Я счастлив, улыбка расплылась до ушей, и чувствую себя немножко глупо, но ничего не могу с собой поделать.

Интересно, что думают люди? Что случилось с этим бородатым седым мужчиной, почему он так сияет?

Тянусь за бумажником. И вдруг шофер, средних лет кавказец с крутыми плечами, трогает меня за руку:

– Не надо, брат! Потом как-нибудь отдашь!

Я выхожу на своей остановке, притрагиваюсь к его руке и говорю:

– Спасибо тебе, брат!

И мы, как заговорщики, смотрим друг на друга.

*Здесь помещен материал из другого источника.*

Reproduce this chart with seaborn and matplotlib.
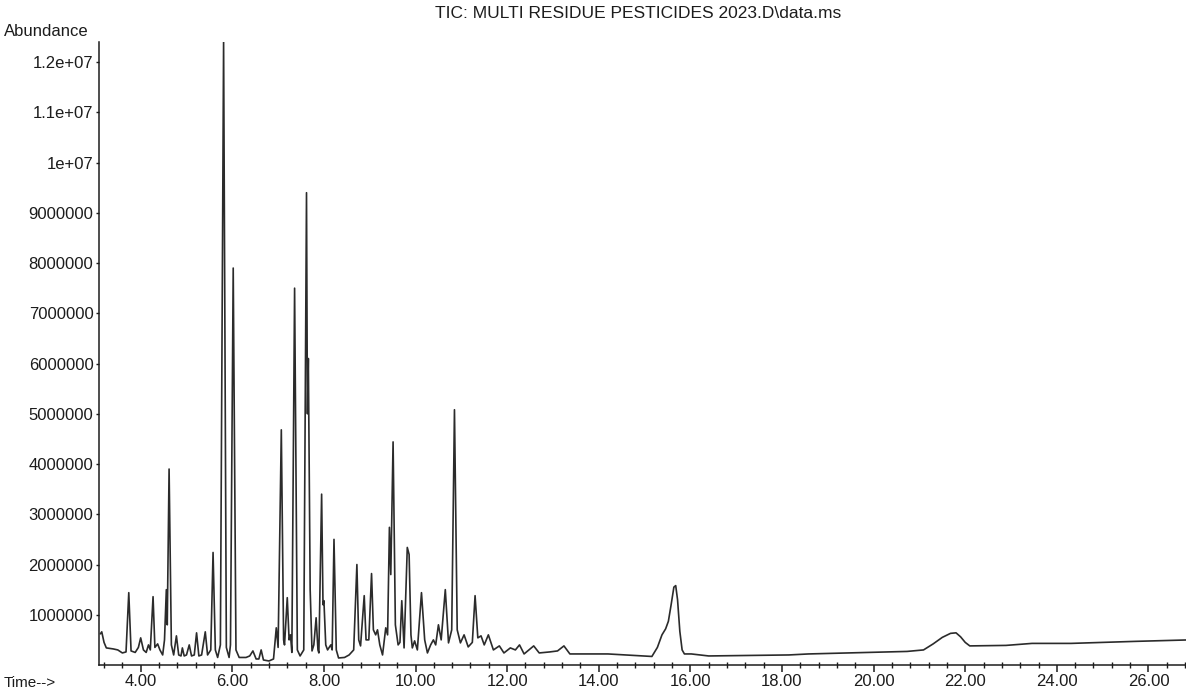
import matplotlib
matplotlib.use("Agg")
import matplotlib.pyplot as plt
from matplotlib.ticker import MultipleLocator, FixedLocator, FixedFormatter
import seaborn as sns
import pandas as pd

# ---- data (retention time in min, abundance in millions) ----
time_min = [
    3.12, 3.15, 3.2, 3.25, 3.4, 3.5, 3.6, 3.68, 3.74, 3.79, 3.88, 3.95, 4.0, 4.06, 4.12,
    4.17, 4.21, 4.27, 4.31, 4.37, 4.42, 4.48, 4.52, 4.56, 4.58, 4.62, 4.67, 4.72, 4.78,
    4.83, 4.88, 4.91, 4.95, 5.0, 5.06, 5.11, 5.17, 5.22, 5.27, 5.33, 5.41, 5.46, 5.53,
    5.58, 5.63, 5.68, 5.74, 5.81, 5.87, 5.93, 5.96, 6.02, 6.08, 6.15, 6.3, 6.38, 6.45,
    6.52, 6.58, 6.63, 6.68, 6.8, 6.9, 6.96, 7.0, 7.07, 7.12, 7.14, 7.2, 7.24, 7.27, 7.3,
    7.36, 7.42, 7.48, 7.56, 7.62, 7.64, 7.66, 7.7, 7.74, 7.78, 7.83, 7.87, 7.89, 7.95,
    7.98, 8.0, 8.04, 8.08, 8.15, 8.18, 8.22, 8.27, 8.32, 8.45, 8.55, 8.65, 8.72, 8.76,
    8.8, 8.88, 8.92, 8.98, 9.04, 9.08, 9.13, 9.17, 9.22, 9.28, 9.35, 9.39, 9.43, 9.46,
    9.51, 9.56, 9.62, 9.66, 9.7, 9.75, 9.82, 9.86, 9.9, 9.93, 9.98, 10.04, 10.13, 10.2,
    10.26, 10.33, 10.39, 10.44, 10.5, 10.56, 10.65, 10.72, 10.79, 10.85, 10.91, 10.98,
    11.06, 11.15, 11.24, 11.3, 11.36, 11.43, 11.5, 11.59, 11.7, 11.83, 11.93, 12.07,
    12.18, 12.27, 12.37, 12.58, 12.7, 12.93, 13.1, 13.24, 13.37, 14.2, 15.16, 15.28,
    15.38, 15.46, 15.52, 15.58, 15.64, 15.68, 15.72, 15.77, 15.82, 15.87, 16.02, 16.4,
    18.15, 18.58, 20.73, 21.09, 21.3, 21.5, 21.68, 21.8, 21.9, 22.0, 22.1, 22.89, 23.46,
    24.31, 25.7, 26.9,
]
abundance_millions = [
    0.62, 0.66, 0.45, 0.34, 0.32, 0.3, 0.24, 0.26, 1.44, 0.28, 0.25, 0.35, 0.54, 0.3, 0.25,
    0.4, 0.3, 1.36, 0.35, 0.42, 0.3, 0.2, 0.5, 1.5, 0.8, 3.9, 0.4, 0.2, 0.58,
    0.2, 0.18, 0.34, 0.18, 0.2, 0.4, 0.18, 0.2, 0.64, 0.18, 0.2, 0.66, 0.2, 0.3,
    2.24, 0.3, 0.15, 0.4, 12.4, 0.35, 0.15, 0.4, 7.9, 0.3, 0.15, 0.15, 0.18, 0.28,
    0.12, 0.12, 0.3, 0.1, 0.08, 0.12, 0.74, 0.35, 4.68, 0.5, 0.4, 1.34, 0.5, 0.6, 0.25,
    7.5, 0.3, 0.18, 0.3, 9.4, 5.0, 6.1, 1.5, 0.28, 0.4, 0.94, 0.3, 0.24, 3.4,
    1.2, 1.28, 0.4, 0.3, 0.4, 0.3, 2.5, 0.3, 0.14, 0.15, 0.2, 0.3, 2.0, 0.5,
    0.38, 1.38, 0.5, 0.5, 1.82, 0.7, 0.6, 0.7, 0.4, 0.2, 0.74, 0.6, 2.74, 1.8,
    4.44, 0.8, 0.4, 0.45, 1.28, 0.34, 2.34, 2.2, 0.6, 0.34, 0.48, 0.3, 1.44, 0.5,
    0.24, 0.4, 0.5, 0.4, 0.8, 0.5, 1.5, 0.44, 0.7, 5.08, 0.7, 0.44,
    0.6, 0.36, 0.45, 1.38, 0.54, 0.58, 0.4, 0.6, 0.3, 0.38, 0.24, 0.34,
    0.3, 0.4, 0.22, 0.38, 0.24, 0.26, 0.28, 0.38, 0.22, 0.22, 0.17, 0.35,
    0.6, 0.72, 0.87, 1.2, 1.55, 1.58, 1.3, 0.67, 0.3, 0.22, 0.22, 0.18,
    0.2, 0.22, 0.27, 0.3, 0.42, 0.55, 0.63, 0.64, 0.56, 0.45, 0.38, 0.39, 0.43,
    0.43, 0.47, 0.5,
]

x_major_ticks = [4, 6, 8, 10, 12, 14, 16, 18, 20, 22, 24, 26]
x_tick_labels = ["4.00", "6.00", "8.00", "10.00", "12.00", "14.00", "16.00",
                 "18.00", "20.00", "22.00", "24.00", "26.00"]
y_ticks = [1e6, 2e6, 3e6, 4e6, 5e6, 6e6, 7e6, 8e6, 9e6, 1e7, 1.1e7, 1.2e7]
y_tick_labels = ["1000000", "2000000", "3000000", "4000000", "5000000", "6000000",
                 "7000000", "8000000", "9000000", "1e+07", "1.1e+07", "1.2e+07"]
title_text = "TIC: MULTI RESIDUE PESTICIDES 2023.D\\data.ms"

# ---- plotting ----
sns.set_style("ticks")
plt.rcParams["font.family"] = ["Liberation Sans", "DejaVu Sans"]
ink = "#1c1c1c"

df = pd.DataFrame({"Time": time_min,
                   "Abundance": [v * 1e6 for v in abundance_millions]})

fig = plt.figure(figsize=(11.86, 6.92), dpi=100)
ax = fig.add_axes([99 / 1186, 27 / 692, 1 - 99 / 1186, (665 - 42) / 692])

sns.lineplot(data=df, x="Time", y="Abundance", ax=ax, color="#2b2b2b",
             linewidth=1.2, estimator=None, sort=False)

ax.set_xlim(3.09, 26.82)
ax.set_ylim(0, 12.4e6)

for side in ("top", "right"):
    ax.spines[side].set_visible(False)
for side in ("left", "bottom"):
    ax.spines[side].set_color(ink)
    ax.spines[side].set_linewidth(1.1)

ax.xaxis.set_major_locator(FixedLocator(x_major_ticks))
ax.xaxis.set_major_formatter(FixedFormatter(x_tick_labels))
ax.xaxis.set_minor_locator(MultipleLocator(0.4))
ax.yaxis.set_major_locator(FixedLocator(y_ticks))
ax.yaxis.set_major_formatter(FixedFormatter(y_tick_labels))

ax.tick_params(axis="x", which="major", direction="out", length=5, width=1.1,
               color=ink, labelsize=12, labelcolor=ink, pad=1.5)
ax.tick_params(axis="x", which="minor", direction="inout", length=5, width=1.0,
               color=ink)
ax.tick_params(axis="y", which="major", direction="out", length=2, width=1.0,
               color=ink, labelsize=12, labelcolor=ink, pad=2)

ax.set_xlabel("")
ax.set_ylabel("")
ax.grid(False)

fig.text(4 / 1186, 1 - 32 / 692, "Abundance", ha="left", va="center",
         fontsize=12, color=ink)
fig.text(4 / 1186, 1 - 683 / 692, "Time-->", ha="left", va="center",
         fontsize=11, color=ink)
fig.text(638 / 1186, 1 - 14 / 692, title_text, ha="center", va="center",
         fontsize=12.5, color=ink)

fig.savefig("out.png", dpi=100, facecolor="white")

Улицы пусты, я бреду домой и дышу полной грудью:

– Я точно знаю – он все понял!

(любовь в родном городе)

Охотничьи спички

В самом начале 60-х появились охотничьи спички. Они были толстые, до половины покрытые серой, и могли гореть очень долго, наверное, и под водой. Справа от кинотеатра «Прогресс» был сигаретный ларек, где эти спички продавали. В принципе, их не разрешалось продавать детям, но мы как-то умудрялись их покупать. Стоили они дорого, если не ошибаюсь, копеек десять. Где бы ты ее ни зажигал – в темном коридоре, в ванной, на черном ходе, в подвале – эффект от зажженной охотничьей спички был потрясающий. Но веселее всего она сгорала, шипя и кувыркаясь, в лифтовой шахте.

И вот как-то с другом Санькой мы запускали их вниз с десятого этажа в моем подъезде, наслаждаясь полетом и свистом. И все сложилось не очень удачно. Мы не заметили поднимающийся лифт, бросили сразу несколько спичек, и он мгновенно по бокам вспыхнул огромным пламенем.